The graciousness and goodness of hospitality cannot be overlooked for such gospel-inspired hospitality creates community – the beloved community God intends us to be. It was amazing who God through you brought together. High school students from the area. College students from Stonehill. Elected government officials. Community leaders. Many who had never stepped foot into this place, and some just looking for a safe and caring place that would welcome them just as they are.
Listen to the words from St. Paul in today’s second lesson. He is speaking to us. He is affirming what we are all about: “Besides this, you know what time it is, how it is now the moment for you to wake from sleep. For salvation is nearer to us now that when we became believers.” In other words, we are not sitting around holding vigil until Christ comes again. We are not distracted by what may or may not happen in the future when Jesus comes again. We are about the work of salvation right here and right now. St. Paul goes on to say, “the night is far gone, the day is near. Let us then lay aside the words of darkness and put on the armor of light…put on the Lord Jesus Christ.”

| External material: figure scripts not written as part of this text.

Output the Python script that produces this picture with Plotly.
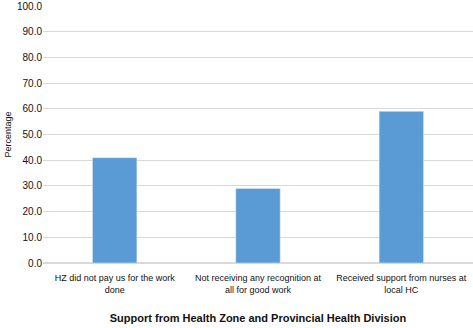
import plotly.graph_objects as go

categories = ["HZ did not pay us for the work<br>done",
              "Not receiving any recognition at<br>all for good work",
              "Received support from nurses at<br>local HC"]
values = [41.0, 29.0, 59.0]
y_ticks = [0, 10, 20, 30, 40, 50, 60, 70, 80, 90, 100]

FONT = "Liberation Sans, Arial, sans-serif"

fig = go.Figure(go.Bar(x=categories, y=values, marker_color="#5b9bd5", width=0.31))
fig.update_layout(
    width=473, height=328,
    margin=dict(l=43, r=0, t=6, b=65),
    plot_bgcolor="white", paper_bgcolor="white",
    font=dict(family=FONT, size=10, color="#111"),
    showlegend=False,
)
fig.update_yaxes(range=[0, 100], tickvals=y_ticks, ticktext=[f"{v:.1f}" for v in y_ticks],
                 gridcolor="#d9d9d9", zeroline=True, zerolinecolor="#d9d9d9",
                 title=dict(text="Percentage", font=dict(size=9), standoff=3), ticks="",
                 tickfont=dict(size=10))
fig.update_xaxes(tickangle=0, ticklabelstandoff=8,
                 title=dict(text="<b>Support from Health Zone and Provincial Health Division</b>",
                            font=dict(size=11), standoff=20), tickfont=dict(size=9))
fig.write_html("out.html", post_script="document.body.style.margin='0';",
               config={"displayModeBar": False})
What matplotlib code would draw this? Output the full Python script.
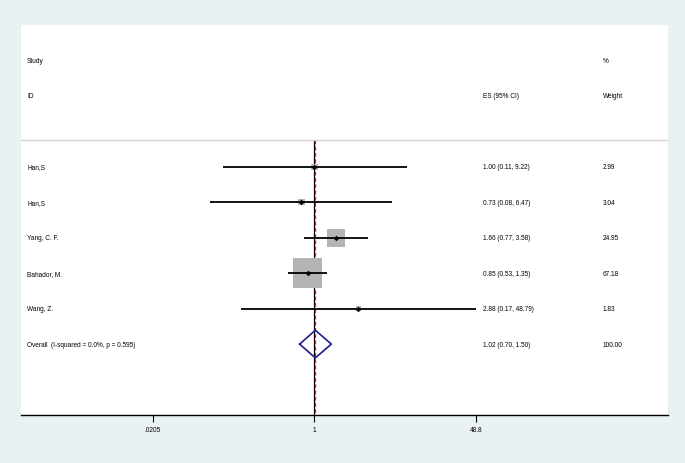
import numpy as np
import matplotlib.pyplot as plt

plt.rcParams['font.family'] = ['Liberation Sans', 'DejaVu Sans']

# Data
studies = ["Han,S", "Han,S", "Yang, C. F.", "Bahador, M.", "Wang, Z."]
es = [1.00, 0.73, 1.66, 0.85, 2.88]
lo = [0.11, 0.08, 0.77, 0.53, 0.17]
hi = [9.22, 6.47, 3.58, 1.35, 48.79]
weights = [2.99, 3.04, 24.95, 67.18, 1.83]
overall = (1.02, 0.70, 1.50)
overall_label = "Overall  (I-squared = 0.0%, p = 0.595)"
xticks = [0.0205, 1, 48.8]
xtick_labels = [".0205", "1", "48.8"]

W, H = 685, 464
fig = plt.figure(figsize=(W / 100, H / 100), dpi=100, facecolor="#EAF1F3")
ax = fig.add_axes([21 / W, (H - 416) / H, (668 - 21) / W, (416 - 26) / H])
ax.set_facecolor("white")
ax.set_xscale("log")
ax.set_xlim(10 ** -3.067, 10 ** 3.694)
ax.set_ylim(7.0, -4.0)

for s in ["top", "left", "right"]:
    ax.spines[s].set_visible(False)
ax.spines["bottom"].set_linewidth(1.0)
ax.set_yticks([])
ax.set_xticks(xticks)
ax.set_xticklabels(xtick_labels)
ax.minorticks_off()
ax.tick_params(axis="x", direction="out", length=5, width=0.8, labelsize=4.7, pad=3)

fs = 4.7
tr = ax.get_yaxis_transform()
def xf(px):
    return (px - 21) / (668 - 21)

# header
ax.text(xf(27), -3, "Study", fontsize=fs, va="center", transform=tr)
ax.text(xf(27), -2, "ID", fontsize=fs, va="center", transform=tr)
ax.text(xf(483), -2, "ES (95% CI)", fontsize=fs, va="center", transform=tr)
ax.text(xf(603), -3, "%", fontsize=fs, va="center", transform=tr)
ax.text(xf(603), -2, "Weight", fontsize=fs, va="center", transform=tr)
ax.axhline(-0.76, color="#D4D4D4", lw=1.0)

# reference lines
ax.plot([1, 1], [-0.76, 7.0], color="black", lw=0.9, zorder=1)
ax.plot([overall[0], overall[0]], [-0.76, 7.0], color="#A0303A", lw=0.9,
        ls=(0, (3, 2)), zorder=1)

ypos = np.arange(len(studies))
sides = 29.5 * np.sqrt(np.array(weights) / max(weights)) * 0.72
ax.scatter(es, ypos, marker="s", s=sides ** 2, color="#B4B4B4", lw=0, zorder=2)
ax.hlines(ypos, lo, hi, color="black", lw=1.3, zorder=3)
ax.scatter(es, ypos, marker="D", s=8, color="black", lw=0, zorder=4)

for i in range(len(studies)):
    ax.text(xf(27), ypos[i], studies[i], fontsize=fs, va="center", transform=tr)
    ax.text(xf(483), ypos[i], f"{es[i]:.2f} ({lo[i]:.2f}, {hi[i]:.2f})",
            fontsize=fs, va="center", transform=tr)
    ax.text(xf(603), ypos[i], f"{weights[i]:.2f}", fontsize=fs, va="center", transform=tr)

# overall diamond
yo = len(studies)
e, l, h = overall
ax.plot([l, e, h, e, l], [yo, yo - 0.39, yo, yo + 0.39, yo], color="#1E1E8C", lw=1.2, zorder=3)
ax.text(xf(27), yo, overall_label, fontsize=fs, va="center", transform=tr)
ax.text(xf(483), yo, f"{e:.2f} ({l:.2f}, {h:.2f})", fontsize=fs, va="center", transform=tr)
ax.text(xf(603), yo, "100.00", fontsize=fs, va="center", transform=tr)

fig.savefig("out.png", dpi=100, facecolor=fig.get_facecolor())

In other words, don’t let hate have the last word. Don’t let violence and poverty be normalized. The day is near. In fact, it is here. One of the toughest things about being hospitalized for almost a week as I was last week is that in an instant I was cut off from community. I was cut-off from the people I love. Yes, there are visiting hours but that’s not the same. I was separated from all of you. I had to cancel my flight to Milwaukee to attend my grandson Charlie’s first birthday party. That isolation is the dark side – one foot in the world as it is.
But then something remarkable happened in the hospital. A new community of healers was formed around me. Doctors and nurses and technicians and chaplains and food service workers and everyone with their own specialty focused on one thing –healing! Coming together, forming community for one purpose – the purpose of healing. Community coming together for healing. Just like the TDOR service. Just like our church. Just like your family. Just like the communities in which we live.
As you engage in all the preparations for Christmas how will your family, your relationships be a source of healing and hope and love among yourselves? How will Jesus show up – not in some distant future apocalypse, but how will Jesus show up in and through you – for isn’t that exactly why we go through all these preparations – to be on alert for how Jesus shows up – just as Jesus showed up as an infant in a manger so long ago?
That’s the world God intends – a world in which Jesus shows up for the purpose of healing, for the purpose of giving us hope, for the purpose of loving one another. Listen to Paul’s words, “You know what time it is, how it is now the moment for you to wake from sleep. For salvation is nearer to us now than when we became believers; the night is far gone, the day is near.” My dear sisters and brothers, the day is here! Amen.